次に、上の三角形のそれぞれの外側の角を、中心の折り目に合わせて折ります。

中心の折り目で半分に折り畳みます。

表と裏の各面を半分ほど折り曲げて翼を作ると、紙飛行機の完成です。

折った紙飛行機がどのように機能するかを実際に飛ばして見てみましょう。

紙飛行機はなぜ飛ぶのか?

紙飛行機が飛ぶために働く力は、空高く滑空する本物の飛行機を飛ばし続ける力と同じものです。

力とは、何かを押したり引いたりするもので、紙飛行機にもいくつかの異なる力がかかっています。

飛行機が飛ぶために必要な「推力」

まずは、飛行機を前に進ませる力が必要です。

前に進ませる力のことを飛行機では「推力」と呼びます。

実際の飛行機では、推力はエンジンの働きによって生み出されています。

エンジンが、大量の空気を取り込んで、それを高速で後方に押し出すことで飛行機を前に進ませているのです。

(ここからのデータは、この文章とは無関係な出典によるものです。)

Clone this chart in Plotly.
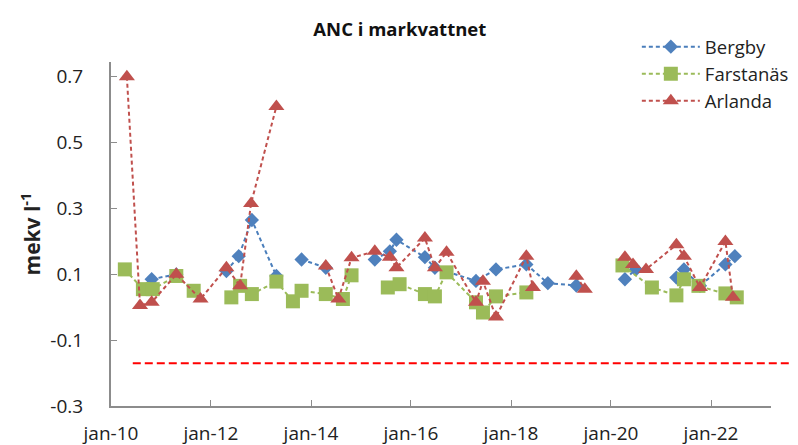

しかし、私たちの紙飛行機は紙でできているだけなので、エンジンはありません。

一体紙飛行機はどのようにして推力を得ているのでしょうか?

それは、最初に紙飛行機を前方に押し出す力で、あなたが推力を与えているのです。

紙飛行機はそれ以上の推力を得ることができないため、最終的には地面に落ちてしまいます。

飛行機を空中で持ち上げる力「揚力」

次に、前進させるだけでなく空中にも浮かせたいので、飛行機を上に持ち上げるための別の力が必要となります。

これは「揚力」と呼ばれ、飛行機の形状から来ています。

ただの広げた紙を飛ばすのは難しいですね。それは、紙が飛ぶためには頑丈な翼が必要だからです。

実際に、人類初の動力飛行機を飛ばしたライト兄弟もどのような翼の形が一番飛ぶのか研究を重ねたといわれています。

揚力は、飛行機の翼が空気を切り裂くと発生します。

飛行機の翼が押し出した空気が、翼の形に沿って翼の上を速く移動するほど、空気が翼を押し下げる時間が短くなります。そのため、翼の上の空気は翼の下の空気よりも飛行機を押す力(圧力)が少なくなるのです。

つまり、飛行機を持ち上げる力(揚力)が、重力より大きくなるので、飛行機が浮き上がるという仕組み。

大きな飛行機は小さな飛行機よりも地面から持ち上げるためにより多くの揚力を必要とします。

だから大きな飛行機には、大きな翼が必要なのです。

残念ながら、紙飛行機の翼はとても薄いので、揚力がほとんどありません。そのため、遠くまで飛ばすにはかなりの推力が必要となります。

それには、紙飛行機を強く投げる必要がありますが、実は、翼の厚みや形を変えるなどの工夫によって揚力を上げることは不可能ではありません。

実際に紙飛行機の世界記録は、2023年にA4サイズの紙で作られたもので距離は88.31m、滞空時間の世界記録は29.2秒です。

ぜひ、みなさんも紙飛行機の折り方や翼の形を工夫して、一番遠くまで飛ぶ折り方を見つけてみてください。

宇宙で紙飛行機を飛ばすとどうなる?

空中を滑空する紙飛行機は、専門家たちに飛行、工学、空気力学の基本概念を教えてくれます。

実は、アメリカ航空宇宙局(NASA)も、実際に紙飛行機を宇宙に飛ばしたことがあります。

さて、みなさんは、空気も重力もない宇宙で紙飛行機を飛ばすとどうなると思いますか?

空気を下に押し下げる重力がないため、手で押された紙飛行機はそのまままっすぐ、または、少し上に向けて進みます。その後は、他の物体や力にぶつからない限り、永遠に浮き続けることができるのです。